For this week’s edition of Peel Here I’ve decided to bust out my collection of Mork & Mindy stickers from 1978. I’m pretty sure that Mork & Mindy is the first show that I remember actively watching as a kid and it’s the first thing that comes to mind when ever I see Robin Williams’ cherubic mug.

Williams has always been a really weird guy and I’m never quite sure how I feel about him. On the one hand there’s Mork & Mindy, The Fisher King, and some of his more subdued performances like in the World according to Garp, Awakenings and Good Will Hunting. Then there’s his annoying manic insanity in flicks like Mrs. Doubtfire and Jack, not to mention his Stand-Up, which is equal parts hilarious and repetitive. He seems to take delight in flipping from "can’t contain him" zany comedies to parts that are so somber that it seems like he’s sleeping with his eyes open on film. Watching his Inside the Actor’s studio episode gave me a headache even, yet I still love it when he’s on. What’s kind of funny to me is that he’s sort of blazed a trail for this style of personality in Hollywood, I mean between Jim Carey and Adam Sandler it’s hard to tell the three apart, performance-wise.

Anyway, back to the reason I’m posting this, which is that I am very fond of Mork & Mindy. The shows colorful sets and Williams’ coke-induced manic juvenile humor was perfect for my three year old mind to wrap itself around. Well the merchandising began immediately with lunch boxes, sleeping bags, dolls, party supplies and of course stickers. Though I have seen some puffy stickers, I couldn’t find any on eBay, so I’m going to stick with some items that I’ve had for awhile and some I did mange to track down.

First up is the sticker cards from the 1978 Topps card set. I found a complete unopened box of these Mork & Mindy cards at my comic shop around 1994 or so for $5, so I bought it and tore open all the packs to try and make a set. Surprisingly, after 16 years the bubble gum sticks hadn’t really started to decompose yet and I managed to get a pretty nice set of cards and most of the stickers.

Though I didn’t care all that much for the regular cards (they all had inane word balloons added that covered most of the pictures on the cards) I really dug the stickers.

I was kind of perturbed after I began opening the packs because after the first few I realized that I just wanted the stickers and I was hoping that I wouldn’t have to open them all to complete a set so that I might be able to unload the rest on someone else. No dice. After opening all the packs I was still short one sticker, which pissed me off even more back in those pre-eBay days because the likelihood of finding that one sticker was pretty slim. So I never managed to get sticker #10 from this set.

As far as the stickers go I like most of these, between the silly promo shots to the patented Topps thick bordered die-cut style. I never really understood sticker number 9 though. Don’t get me wrong, I totally get the hot dog humor, but when the hell did Mork dress up like a preppy bastard with a sweater tied around his shoulders? Must’ve been an early promo shot, or that one episode I’ve never seen where Mindy’s Dad cornered Mork in the music shop and gave him the once over twice, so much so that they started dressing alike.

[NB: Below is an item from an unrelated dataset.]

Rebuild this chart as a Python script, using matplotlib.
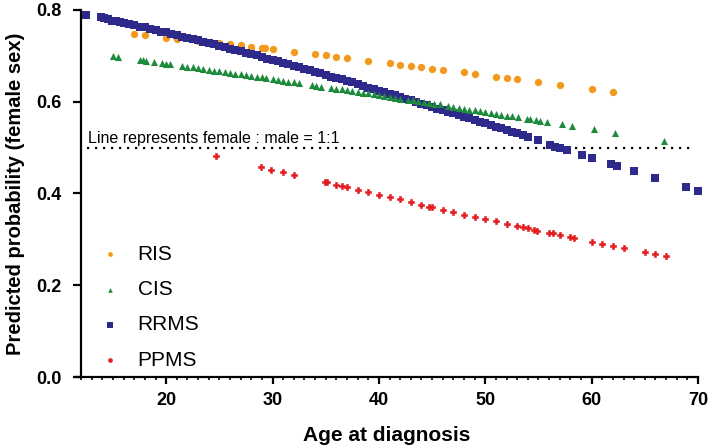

I should also mention that I was such a dork in high school that in my wallet I carried around a double of the Mindy sticker, #22, like she was my girlfriend or something. Of course I also had three Clue cards, Mrs. Scarlet, the wrench and the Conservatory, also in my wallet to be a spontaneously hilarious joke if anyone every happened to asked "Who did that?" or "What happened?" Sadly it never came to pass.

These didn’t have a puzzle on the back of them, instead there were two variations on the backs, either they were just white or they had instructions as to how you were supposed to peel the sticker off, so I guess Topps wasn’t using the stellar "peel here" arrow yet. Instead you were supposed to fold the sticker card corner forward just enough so that the sticker would come loose and then peel it off. I’ve seen these same instructions on other sticker cards sets too, though I guess they weren’t all that popular as in later years almost all of the Topps sticker sub-sets were die-cut.

The second style of Mork & Mindy stickers today aren’t really stickers in the most traditional definition of the word. They’re sticker-esque enough though, so I present the 1979 Instant Stained Glass window clings. I’ve only managed to snag three, though there are more styles floating around out there.